Part of what I do in my business, Sylvana Vintage Designs, is repurpose or “upcycle” broken vintage and antique jewelry and found objects.
I am certainly devoted to the idea of buying handmade or vintage and from now on plan to buy all my gifts from other people who make things by hand or sell vintage like I do.
Handmade or vintage gifts, clothes and household things have lots of advantages. They’re better made, they’re often unique, they can usually be customized if you just ask and the personal customer service from these vendors usually can’t be beat. AND it’s not made in China!
But this group of folks goes one step further. Here’s an idea for you. It’s called “Unconsumption.” Thanks, by the way, to Crafting Magazine: Daily for bringing this to my attention! Here’s an expanded definition from the Unconsumption web site:
“Unconsumption is a word used to describe everything that happens after an act of acquisition.
Unconsumption is an invisible badge.
Unconsumption means the accomplishment of properly recycling your old cellphone, rather than the guilt of letting it sit in a drawer.
Unconsumption means the thrill of finding a new use for something that you were about to throw away.
Unconsumption means the pleasure of using a service like Freecycle (or Craigslist, Goodwill, or Salvation Army) to find a new home for the functioning DVD player you just replaced, rather than throwing it in the garbage.
Unconsumption means enjoying the things you own to the fullest – not just at the moment of acquisition.
Unconsumption means the pleasure of using a pair of sneakers until they are truly worn out – as opposed to the nagging feeling of defeat when they simply go out of style.
Unconsumption means feeling good about the simple act of turning off the lights when you leave the room.
Unconsumption is not about the rejection of things, or the demonization of things. It’s not a bunch of rules.
Unconsumption is an idea, a set of behaviors, a way of thinking about consumption itself from a new perspective.
Unconsumption is free.”
They have even created a logo to use. Here’s the instructions on how to use it from the web site:
Our Logo And What We Hope You’ll Do With it
A little while back the Unconsumption team unveiled Mr. (or is it Ms.?) Cart — the official Unconsumption logo designed by Clifton Burt. Here we complete the visual identity by sharing the logo in its official word-mark version, plus official variations. See below.
Actually you’re welcome to more than just see. As I’ll explain below, we have begun inviting top DIY creators to use our logo in their projects — we’re calling it The Uncollection, and it debuted with the amazing creative-reuse inventions of Tiffany Threadgould.

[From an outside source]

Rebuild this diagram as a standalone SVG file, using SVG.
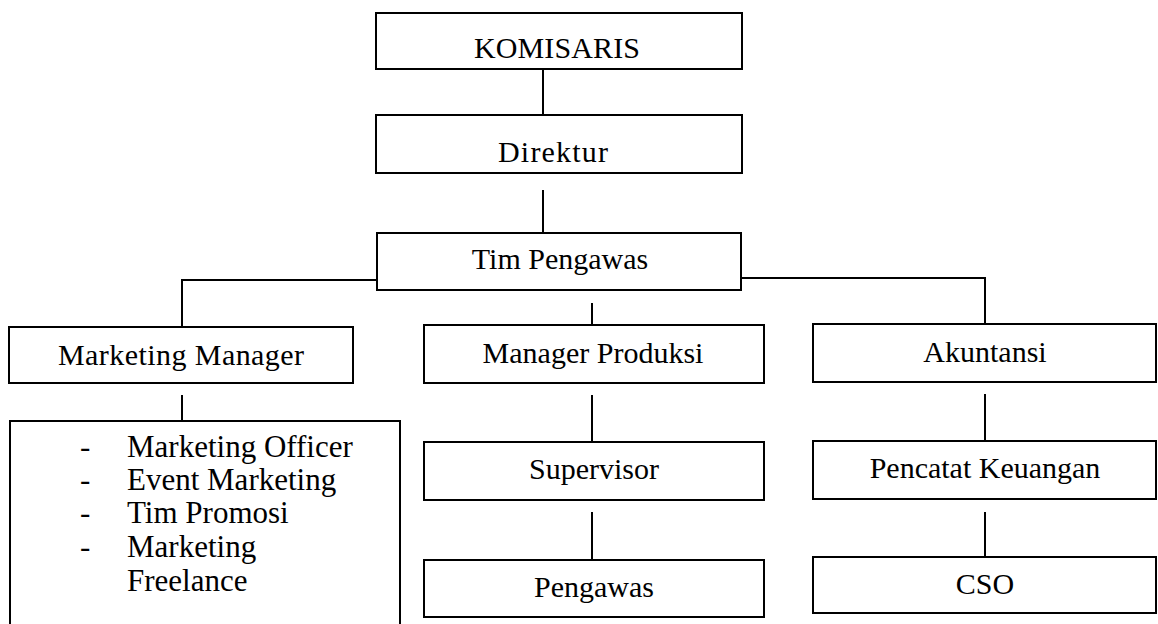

In reactions to the original logo post, the idea emerged that Mr. Cart could be added, DIY-style, to existing garments or other objects, by way of stencil, screenprint, etc. We love the idea of Mr. Cart as a one-symbol stand-in for the idea of creative repurposing, smart consumption, and enjoyable upcycling.. Sprucing up something you own by “rebranding” it with this logo is a beautiful manifestation of the spirit of the Unconsumption project.
Below you’ll find our Creative Commons license, but the upshot is you are welcome and indeed encouraged to borrow and remix our logo (in noncommercial manners). Whatever you come up with, consider sharing with via our Facebook page!
The Unconsumption Logo (“Mr. Cart”) by Clifton Burt / Unconsumption is licensed under a Creative Commons Attribution-NonCommercial-ShareAlike 3.0 Unported License
I’m a big thrift store shopper anyway. Always have been. Especially these days when budgets are tight and times are tough. If I can’t find it there I check my own marketplace, Etsy.com, or eBay or ask around to see if any of my friends might have a whatchamacallit hanging around they no longer use or need. And I’m always offering my own whatchamacallits to them. But I can do better.
So, now I’m thinking when I recycle vintage jewelry into my pieces or sell some of my vintage jewelry in my etsy shop I will use this logo. I like it!